The FCC has broad authority to decide how to fund and administer the E-rate program, the U.S. Fifth Circuit Court of Appeals ruled. The popular program helps establish Internet connections for schools and libraries through long-distance telephone charges. The court also ruled that the FCC could not bar states from setting their own eligibility requirements for the program and that the FCC could not collect fees from local telephone services.

Gerber is dropping suppliers who use genetic engineering in their corn and soybean products. The move by the baby food maker's parent, Novartis, follows a request from the environmental group Greenpeace for information on the Swiss company's use of bioengineered products.


A lawsuit against the Patent and Trademark Office filed by the agency's landlord, developer Charles E. Smith Cos., has been dismissed by the U.S. District Court in Alexandria. The company contended that the agency's procurement process in its search for new quarters was stacked against existing buildings and favored new construction. The dismissal puts the agency one step closer to moving its 7,000 employees to new headquarters in Alexandria.
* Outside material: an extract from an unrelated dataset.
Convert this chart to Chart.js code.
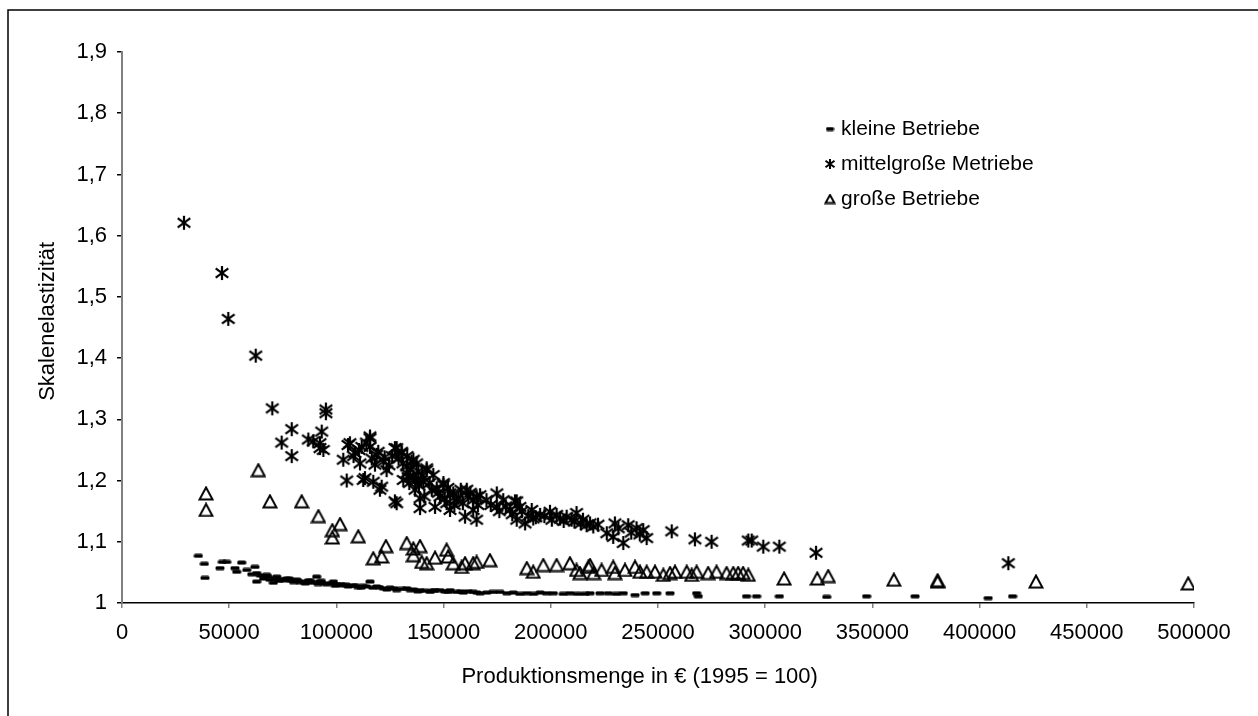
<!DOCTYPE html>
<html>
<head>
<meta charset="utf-8">
<script src="https://cdn.jsdelivr.net/npm/chart.js@4.4.0/dist/chart.umd.min.js"></script>
<style>
html,body{margin:0;padding:0;background:#fff}
#wrap{width:1258px;height:716px}
</style>
</head>
<body>
<div id="wrap"><canvas id="chart" width="1258" height="716"></canvas></div>
<script>

// series names as in the legend
const seriesNames = ["kleine Betriebe", "mittelgroße Metriebe", "große Betriebe"]

// kleine Betriebe (dash marker)
const smallX = [35600,38400,38700,45700,46800,48800,52700,53500,55800,58200,60500,62000,62800,62800,64500,66000,67500,68000,69000,70600,71500,72200,73000,74000,75500,76800,78000,79000,80000,81500,82000,83000,84600,85500,87000,88000,89000,90800,91500,92300,93000,94000,95500,97000,98600,99500,100500,102000,103200,104500,105500,107900,109000,110000,111500,112500,114000,115700,117000,118800,120000,121900,123500,125000,127000,128100,130500,132800,134500,136000,138000,139000,141500,143700,145000,146000,148300,150500,152000,153000,156000,158000,159200,161500,163800,165500,167000,170100,173000,176300,179500,182500,185500,188800,192000,195000,198000,201200,205800,209000,212500,216000,218300,222900,226800,230500,233800,239300,244000,249400,255600,268000,268800,291300,296000,306600,328700,347300,369900,404000,415400]
const smallY = [1.077,1.064,1.041,1.057,1.067,1.067,1.057,1.051,1.066,1.054,1.047,1.059,1.049,1.035,1.045,1.040,1.046,1.043,1.038,1.033,1.040,1.043,1.036,1.039,1.037,1.040,1.040,1.036,1.034,1.038,1.036,1.034,1.035,1.032,1.037,1.036,1.033,1.043,1.031,1.035,1.036,1.032,1.031,1.032,1.035,1.028,1.030,1.031,1.029,1.030,1.027,1.029,1.028,1.026,1.025,1.028,1.027,1.035,1.025,1.027,1.026,1.024,1.022,1.025,1.024,1.021,1.023,1.024,1.021,1.022,1.019,1.021,1.020,1.018,1.020,1.021,1.021,1.019,1.018,1.021,1.018,1.019,1.017,1.019,1.018,1.017,1.016,1.017,1.018,1.018,1.016,1.017,1.015,1.016,1.015,1.017,1.016,1.016,1.015,1.016,1.015,1.015,1.016,1.016,1.016,1.015,1.016,1.013,1.016,1.016,1.016,1.016,1.011,1.011,1.011,1.011,1.010,1.011,1.011,1.008,1.011]

// mittelgroße Betriebe (asterisk marker)
const mediumX = [28900,46640,49580,62360,70100,95100,95100,79150,74480,79150,86900,89200,92350,93150,92350,93900,103200,104800,105400,106300,108000,108700,110500,111000,111800,112500,113300,114000,115670,115670,115700,116500,117200,118000,118800,119500,120300,121100,121900,122500,123400,124500,126000,127300,127300,128100,128100,129000,130400,130400,131000,131200,132800,132800,133000,133500,134000,134500,135100,135900,136000,136700,137000,137400,138200,138500,139000,139000,139500,140000,140500,141000,142100,142100,143500,144500,145200,146000,146800,147500,148300,149900,149900,150500,151400,152000,153000,153000,154500,155000,156100,157000,158000,159000,160000,160800,161500,162500,163800,163800,165400,165400,166000,167000,170000,172000,174800,174800,176000,177800,179000,181000,182000,183300,184100,184100,185600,186500,188000,189500,191100,191800,193000,195000,197000,199600,200500,202700,204300,206000,207400,209700,211000,212000,214000,215000,216700,218300,219800,222000,226100,229100,229900,231500,233800,236100,237500,240000,241500,243100,244700,256400,267200,275000,292100,293700,299100,306600,323700,413400]
const mediumY = [1.621,1.539,1.464,1.404,1.318,1.316,1.310,1.284,1.262,1.240,1.267,1.264,1.261,1.280,1.253,1.250,1.234,1.200,1.258,1.261,1.240,1.245,1.250,1.228,1.255,1.201,1.204,1.262,1.272,1.255,1.269,1.236,1.198,1.226,1.242,1.247,1.185,1.190,1.231,1.238,1.217,1.225,1.240,1.253,1.166,1.163,1.253,1.236,1.245,1.247,1.228,1.201,1.223,1.212,1.240,1.206,1.196,1.218,1.231,1.234,1.206,1.185,1.200,1.228,1.215,1.192,1.171,1.155,1.201,1.208,1.198,1.174,1.217,1.220,1.196,1.185,1.209,1.157,1.187,1.180,1.174,1.193,1.196,1.170,1.163,1.188,1.152,1.179,1.179,1.160,1.168,1.172,1.185,1.163,1.141,1.185,1.174,1.180,1.168,1.152,1.136,1.174,1.160,1.176,1.168,1.160,1.179,1.157,1.150,1.168,1.158,1.152,1.145,1.166,1.136,1.166,1.157,1.150,1.130,1.142,1.152,1.138,1.140,1.144,1.142,1.149,1.136,1.144,1.138,1.134,1.141,1.136,1.133,1.147,1.130,1.136,1.127,1.130,1.125,1.128,1.114,1.108,1.130,1.122,1.098,1.127,1.115,1.122,1.112,1.119,1.106,1.117,1.104,1.100,1.102,1.102,1.092,1.092,1.082,1.065]

// große Betriebe (triangle marker)
const largeX = [39200,39200,63600,69000,83800,91600,98100,98100,101700,110200,117200,121100,123100,132800,135900,135900,139000,139800,142100,146000,151400,152100,154500,158400,160000,163800,165400,171600,188800,191800,196500,202700,208900,212000,213600,217500,218300,220000,223700,229100,229900,234600,239300,241600,244700,248600,252500,255600,257900,263400,265700,268000,273400,277300,282000,285100,287400,289700,292100,308800,324300,329400,360000,380400,380400,426300,497300]
const largeY = [1.179,1.152,1.217,1.166,1.166,1.142,1.119,1.107,1.129,1.109,1.073,1.076,1.093,1.098,1.089,1.078,1.093,1.067,1.065,1.074,1.087,1.076,1.065,1.059,1.065,1.065,1.067,1.070,1.057,1.051,1.062,1.062,1.065,1.054,1.049,1.059,1.062,1.049,1.054,1.059,1.049,1.054,1.059,1.051,1.051,1.051,1.046,1.049,1.051,1.051,1.046,1.051,1.049,1.051,1.049,1.049,1.049,1.049,1.046,1.040,1.040,1.044,1.038,1.035,1.037,1.035,1.032]

const FONT = "'Liberation Sans', Arial, sans-serif"

// marker images
function makeDash(w, h){
const c = document.createElement("canvas")
c.width = w; c.height = h
const g = c.getContext("2d")
g.fillStyle = "#000"
g.beginPath()
g.roundRect(0.5, 0.5, w - 1, h - 1, 1.5)
g.fill()
return c
}

function makeStar(s, lw){
const c = document.createElement("canvas")
c.width = s; c.height = s
const g = c.getContext("2d")
g.strokeStyle = "#000"
g.lineWidth = lw
const m = s/2, r = s/2 - 1
g.beginPath()
g.moveTo(m, m - r); g.lineTo(m, m + r)
g.moveTo(m - r*0.9, m - r*0.65); g.lineTo(m + r*0.9, m + r*0.65)
g.moveTo(m - r*0.9, m + r*0.65); g.lineTo(m + r*0.9, m - r*0.65)
g.stroke()
return c
}

function makeTriangle(w, h){
const c = document.createElement("canvas")
c.width = w; c.height = h
const g = c.getContext("2d")
g.strokeStyle = "#000"
g.lineWidth = 2
g.beginPath()
g.moveTo(w/2, 1.5)
g.lineTo(w - 1.5, h - 1.5)
g.lineTo(1.5, h - 1.5)
g.closePath()
g.stroke()
return c
}

const markers = [makeDash(10, 5), makeStar(16, 2.2), makeTriangle(16, 15)]
const legendMarkers = [makeDash(9, 5), makeStar(12, 2), makeTriangle(12, 11)]

function pts(xs, ys){
return xs.map((x, i) => ({x: x, y: ys[i]}))
}

const frameAndLegend = {
id: "frameAndLegend",
beforeDraw(chart){
const ctx = chart.ctx
ctx.save()
ctx.fillStyle = "#fff"
ctx.fillRect(0, 0, chart.width, chart.height)
ctx.strokeStyle = "#000"
ctx.lineWidth = 1.5
ctx.beginPath()
ctx.moveTo(8, 716)
ctx.lineTo(8, 10)
ctx.lineTo(1258, 10)
ctx.stroke()
ctx.restore()
},
afterDraw(chart){
const ctx = chart.ctx
ctx.save()
ctx.font = "21px " + FONT
ctx.fillStyle = "#000"
ctx.textBaseline = "middle"
const rows = [129, 164, 199]
seriesNames.forEach((name, i) => {
const m = legendMarkers[i]
ctx.drawImage(m, 830 - m.width/2, rows[i] - m.height/2)
ctx.fillText(name, 841, rows[i])
})
ctx.restore()
}
}

new Chart(document.getElementById("chart"), {
type: "scatter",
data: {
datasets: [
{label: seriesNames[0], data: pts(smallX, smallY), pointStyle: markers[0]},
{label: seriesNames[1], data: pts(mediumX, mediumY), pointStyle: markers[1]},
{label: seriesNames[2], data: pts(largeX, largeY), pointStyle: markers[2]}
]
},
options: {
responsive: false,
animation: false,
devicePixelRatio: 1,
layout: {padding: {left: 0, top: 52, right: 64, bottom: 0}},
plugins: {
legend: {display: false},
tooltip: {enabled: false}
},
scales: {
x: {
type: "linear",
min: 0,
max: 500000,
afterFit: s => { s.height = 113 },
ticks: {
stepSize: 50000,
padding: 12,
color: "#000",
font: {family: FONT, size: 22},
maxRotation: 0,
callback: v => String(v)
},
grid: {drawOnChartArea: false, drawTicks: true, tickLength: 5, color: "#808080", lineWidth: 1.5},
border: {color: "#000", width: 1.5},
title: {
display: true,
// trailing spaces keep the title a little left of the axis centre, as in the original
text: "Produktionsmenge in € (1995 = 100)\u00a0\u00a0\u00a0\u00a0\u00a0\u00a0",
color: "#000",
font: {family: FONT, size: 22},
padding: {top: 0, bottom: 26}
}
},
y: {
type: "linear",
min: 1,
max: 1.9,
afterFit: s => { s.width = 122 },
ticks: {
stepSize: 0.1,
padding: 10,
color: "#000",
font: {family: FONT, size: 22},
callback: v => String(Math.round(v*10)/10).replace(".", ",")
},
grid: {drawOnChartArea: false, drawTicks: true, tickLength: 5, color: "#000", lineWidth: 1.5},
border: {color: "#808080", width: 2},
title: {
display: true,
text: "\u00a0\u00a0Skalenelastizität",
color: "#000",
font: {family: FONT, size: 22},
padding: {top: 35, bottom: 0}
}
}
}
},
plugins: [frameAndLegend]
})

</script>
</body>
</html>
The workers now are housed in 18 buildings in Crystal City.


Kaiser Foundation Health Plan of the Mid-Atlantic States lost $20.7 million during the second quarter, compared with a loss of $1.4 million during the second quarter of 1998. Kaiser, which serves the Washington area, blamed the loss in part on an unexpectedly large number of admissions to hospitals where it lacks a concentration of its own doctors, pharmacists and others to manage care.

Corporate Executive Board, the District-based company that provides research and educational services to corporations, reported second-quarter earnings of $2.4 million, up from earnings of $1.3 million in the same period last year.

Environmental Elements of Baltimore reported net income of $221,000 for the first quarter, compared with earnings of $207,000 in the same period last year.

John Vazzana, chief financial officer of Dunn Computer in Dulles, resigned yesterday. Vazzana also has served as executive vice president of the company since 1994. A spokesman said Vazzana had considered retiring or trying something new. Kevin Murphy, Dunn's chief accounting officer, will replace Vazzana. Vazzana will remain an employee until the end of August and then serve on the board of directors.

Betsy Burton, former chief executive of Columbia-based Cosmetic Center, has been named a director of Sports Authority of Fort Lauderdale, Fla. Burton had struggled to improve the finances of Cosmetic Center, but it filed for bankruptcy protection in the spring and recently announced plans to liquidate. Burton, 47, is chief executive of BB Capital, a financial company she founded that invests in retail businesses.


Shopko Stores agreed to recall about 68,000 infant "creepers" because they have defective snaps that may detach and choke children. The clothing, in solid and striped fabrics, was sold from last December to June in sizes newborn to 24 months. No injuries have been reported, but the creepers should be returned to the store for a refund.